🙂 🙂 😐
It’s three years since Catrin’s two sons were killed in a tragic accident – the result of a moment of carelessness by her best friend, Rachel. Catrin can’t forgive her and as the anniversary of the deaths approaches it seems as if she might be about to commit some drastic action. But meantime a toddler has gone missing – a rare occurrence in the sparsely populated Falklands Islands, but not unique. Two other children have disappeared in recent years and some people are beginning to wonder if they are linked. Despite her troubled state of mind, Catrin gets drawn into the search for the little boy…
This book gets off to a brilliant start. Bolton is always readable – a born storyteller. Her description of the harsh, bleak environment of the Falklands ten years after the war between Britain and Argentina creates an atmosphere ripe for tales of dread. And her characterisation of Catrin is great – this damaged, grief-stricken mother haunted by her dead sons and burning with the desire for revenge. As the book begins, Catrin is out in a boat at night and Bolton wonderfully contrasts the beauty of the stars reflecting in the water with the dangers of the unpredictable sea and the cold cruelty of Catrin’s thoughts. A truly atmospheric beginning.
Unfortunately, a great beginning doesn’t always make a great book. First off, I am heartily tired of every second crime book focussing on the murder and/or abuse of children. By all means, if an author is making a serious point about some aspect of society or the justice system, but not when it’s just for entertainment, as so many of them are, including this one. It’s not a subject that I find remotely entertaining. And as usual with these trends each new book feels it has to up the ante in order to harrow us just a little bit more than the last. I find it all a little sickening. So I admit that Bolton was always going to have to work extra hard to win me over. But, even putting my prejudice to one side, there are a couple of other aspects that left me feeling this book doesn’t reach Bolton’s usual standards.
The book is told in three voices – first Catrin’s, then Callum’s and finally Rachel’s. Callum is an ex-soldier who fought in the Falklands war and has now returned to live in the islands to try to overcome his demons. His voice and character didn’t ring true for me at all, I’m afraid. While it’s obviously true that some soldiers are left mentally scarred by their experiences, it’s become a stereotype now to have every ex-serviceman struggling with PTSD and so haunted by his experiences he is incapable of functioning normally. And I felt we had enough misery to contend with in Catrin’s grief without the need to relive Callum’s war experiences too. Especially since, in the third part, we also have to relive Rachel’s guilt along with her.

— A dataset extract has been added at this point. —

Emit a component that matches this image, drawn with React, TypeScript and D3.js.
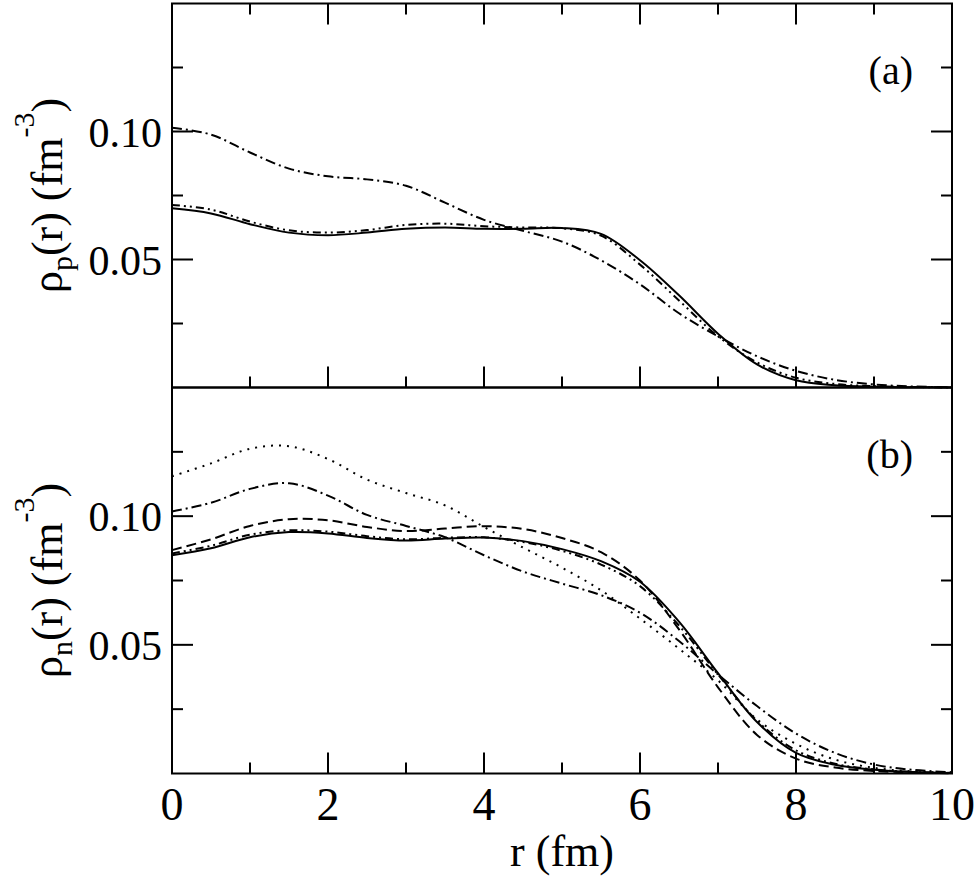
import { useEffect, useRef } from "react";
import * as d3 from "d3";

// radius grid (fm)
const R = [0, 0.5, 1, 1.5, 2, 2.5, 3, 3.5, 4, 4.5, 5, 5.5, 6, 6.5, 7, 7.5, 8, 8.5, 9, 9.5, 10];

// (a) proton densities
const protonSolid = [0.07, 0.068, 0.0638, 0.0605, 0.0595, 0.0605, 0.062, 0.0625, 0.062, 0.062, 0.0623, 0.06, 0.0497, 0.036, 0.021, 0.009, 0.0028, 0.0009, 0.0003, 0.0001, 0];
const protonDashDotDot = [0.0713, 0.0695, 0.0648, 0.0614, 0.0605, 0.0615, 0.0635, 0.064, 0.063, 0.0625, 0.0622, 0.0593, 0.048, 0.034, 0.02, 0.0098, 0.0038, 0.0014, 0.0005, 0.0002, 0];
const protonDashDot = [0.1015, 0.0988, 0.0918, 0.0855, 0.0825, 0.0813, 0.0788, 0.0722, 0.0655, 0.0612, 0.057, 0.0497, 0.0403, 0.029, 0.02, 0.0122, 0.0065, 0.003, 0.0012, 0.0004, 0.0001];

// (b) neutron densities
const neutronSolid = [0.0848, 0.0875, 0.0918, 0.0938, 0.0933, 0.0915, 0.0905, 0.0913, 0.0917, 0.0903, 0.0872, 0.0825, 0.0745, 0.059, 0.039, 0.02, 0.008, 0.0034, 0.0015, 0.0006, 0.0002];
const neutronDashed = [0.0868, 0.091, 0.0962, 0.0988, 0.0984, 0.0958, 0.0942, 0.0952, 0.0961, 0.095, 0.0915, 0.086, 0.075, 0.056, 0.0335, 0.015, 0.0058, 0.0023, 0.001, 0.0004, 0.0001];
const neutronDotted = [0.1155, 0.1205, 0.1262, 0.1272, 0.1222, 0.1142, 0.109, 0.1042, 0.0958, 0.0878, 0.08, 0.0712, 0.0602, 0.0485, 0.0362, 0.021, 0.0115, 0.0054, 0.0022, 0.0008, 0.0002];
const neutronDashDot = [0.1018, 0.1052, 0.1106, 0.1128, 0.108, 0.1005, 0.0962, 0.0918, 0.0848, 0.0785, 0.0738, 0.0693, 0.0625, 0.0515, 0.0385, 0.0262, 0.0155, 0.008, 0.0035, 0.0014, 0.0005];
const neutronDashDotDot = [0.0855, 0.0885, 0.0928, 0.0945, 0.094, 0.0922, 0.091, 0.0916, 0.0918, 0.09, 0.0865, 0.0812, 0.0728, 0.0575, 0.0385, 0.0205, 0.009, 0.0038, 0.0016, 0.0006, 0.0002];

const X_TICKS = [0, 2, 4, 6, 8, 10];
const Y_TICKS = [0.05, 0.1];

const SOLID = "none";
const DASHED = "10,5";
const DOTTED = "2,6";
const DASH_DOT = "10,4,2,4";
const DASH_DOT_DOT = "8,4,2,4,2,4";

const FONT = "'Liberation Serif', 'Times New Roman', serif";
const W = 977;
const H = 883;

const panels = [
  {
    tag: "(a)",
    sub: "p",
    range: [387.5, 3.5],
    series: [
      { values: protonSolid, dash: SOLID },
      { values: protonDashDotDot, dash: DASH_DOT_DOT },
      { values: protonDashDot, dash: DASH_DOT },
    ],
  },
  {
    tag: "(b)",
    sub: "n",
    range: [773.5, 387.5],
    series: [
      { values: neutronSolid, dash: SOLID },
      { values: neutronDashed, dash: DASHED },
      { values: neutronDotted, dash: DOTTED },
      { values: neutronDashDot, dash: DASH_DOT },
      { values: neutronDashDotDot, dash: DASH_DOT_DOT },
    ],
  },
];

export default function App() {
  const svgRef = useRef<SVGSVGElement>(null);

  useEffect(() => {
    if (!svgRef.current) return;
    const svg = d3.select(svgRef.current);
    svg.selectAll("*").remove();

    const x = d3.scaleLinear().domain([0, 10]).range([172, 952]);
    const left = x(0);
    const right = x(10);

    panels.forEach((p, pi) => {
      const y = d3.scaleLinear().domain([0, 0.15]).range(p.range);
      const top = y(0.15);
      const bottom = y(0);
      const g = svg.append("g");

      // curves
      const line = d3
        .line<number>()
        .x((_, i) => x(R[i]))
        .y((d) => y(d))
        .curve(d3.curveCatmullRom.alpha(0.5));
      p.series.forEach((s) => {
        g.append("path")
          .attr("d", line(s.values))
          .attr("fill", "none")
          .attr("stroke", "#000")
          .attr("stroke-width", 2)
          .attr("stroke-dasharray", s.dash);
      });

      // x ticks (bottom, inward; top only for first panel)
      d3.range(1, 10).forEach((v) => {
        const len = v % 2 === 0 ? 21 : 11;
        g.append("line")
          .attr("x1", x(v)).attr("x2", x(v))
          .attr("y1", bottom).attr("y2", bottom - len)
          .attr("stroke", "#000").attr("stroke-width", 2);
        if (pi === 0) {
          g.append("line")
            .attr("x1", x(v)).attr("x2", x(v))
            .attr("y1", top).attr("y2", top + len)
            .attr("stroke", "#000").attr("stroke-width", 2);
        }
      });

      // y ticks both sides
      [0.025, 0.05, 0.075, 0.1, 0.125].forEach((v) => {
        const len = Y_TICKS.includes(v) ? 21 : 11;
        g.append("line")
          .attr("x1", left).attr("x2", left + len)
          .attr("y1", y(v)).attr("y2", y(v))
          .attr("stroke", "#000").attr("stroke-width", 2);
        g.append("line")
          .attr("x1", right).attr("x2", right - len)
          .attr("y1", y(v)).attr("y2", y(v))
          .attr("stroke", "#000").attr("stroke-width", 2);
      });

      // y tick labels
      Y_TICKS.forEach((v) => {
        g.append("text")
          .attr("x", 162)
          .attr("y", y(v) + 15)
          .attr("text-anchor", "end")
          .style("font-family", FONT)
          .style("font-size", "42px")
          .text(v.toFixed(2));
      });

      // frame
      g.append("rect")
        .attr("x", left).attr("y", top)
        .attr("width", right - left).attr("height", bottom - top)
        .attr("fill", "none").attr("stroke", "#000").attr("stroke-width", 2);

      // panel tag
      g.append("text")
        .attr("x", 913)
        .attr("y", top + 80)
        .attr("text-anchor", "end")
        .style("font-family", FONT)
        .style("font-size", "40px")
        .text(p.tag);

      // y title
      const cy = (top + bottom) / 2;
      const t = g.append("text")
        .attr("transform", `translate(62,${cy}) rotate(-90)`)
        .attr("text-anchor", "middle")
        .style("font-family", FONT)
        .style("font-size", "44px");
      t.append("tspan").text("ρ");
      t.append("tspan").attr("dy", 10).style("font-size", "30px").text(p.sub);
      t.append("tspan").attr("dy", -10).text("(r) (fm");
      t.append("tspan").attr("dy", -28).style("font-size", "30px").text("-3");
      t.append("tspan").attr("dy", 28).text(")");

      // x tick labels on bottom panel
      if (pi === panels.length - 1) {
        X_TICKS.forEach((v) => {
          g.append("text")
            .attr("x", x(v))
            .attr("y", bottom + 46)
            .attr("text-anchor", "middle")
            .style("font-family", FONT)
            .style("font-size", "46px")
            .text(String(v));
        });
        g.append("text")
          .attr("x", (left + right) / 2)
          .attr("y", 866)
          .attr("text-anchor", "middle")
          .style("font-family", FONT)
          .style("font-size", "44px")
          .text("r (fm)");
      }
    });
  }, []);

  return (
    <svg
      ref={svgRef}
      width={W}
      height={H}
      style={{ position: "absolute", left: 0, top: 0, background: "#fff" }}
    />
  );
}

But it’s less that than the way Bolton portrays Callum’s maleness that bothers me. He thinks about women’s bodies all the time, seeing each purely in terms of her sexual attractiveness or lack of it, and fantasises about ‘shagging’ every woman he meets. He makes sexist remarks. He swears a lot. But the reader is supposed to be on his side, and to believe that intelligent women find him attractive. It all seemed a very lazy way to create a ‘male’ voice – again a stereotype and a pretty negative one at that.
Rachel’s voice didn’t fare much better for me either. Wracked with guilt, she is apparently dysfunctional to the point of borderline neglect of her children, but seems too self-aware of her own failings – almost wryly humorous about them at times. I found her unconvincing.
It’s pretty tasteless too, not only about the children, but there’s a particularly graphic and unnecessary whale scene that’s not for the squeamish either, and feels as if it’s only in there to harrow the reader still further – as if dead children aren’t enough. And the plot, which starts out brilliantly, eventually spirals downwards to a degree that stretches credulity so far as to become almost ridiculous. One unbelievable event follows another, then another, and so on, with the eventual equally unbelievable solution tacked on almost as an afterthought. The climax of the investigation in fact reads almost like a humorous farce – totally out of place given the subject matter. The book is still very readable for the most part – the quality and flow of Bolton’s writing, the sense of place and the first section in Catrin’s voice are all excellent, hence my rather generous 2½-star rating. But ultimately I found the flaws in this one outweighed its strengths.
NB This book was provided for review by the publisher, Random House Transworld.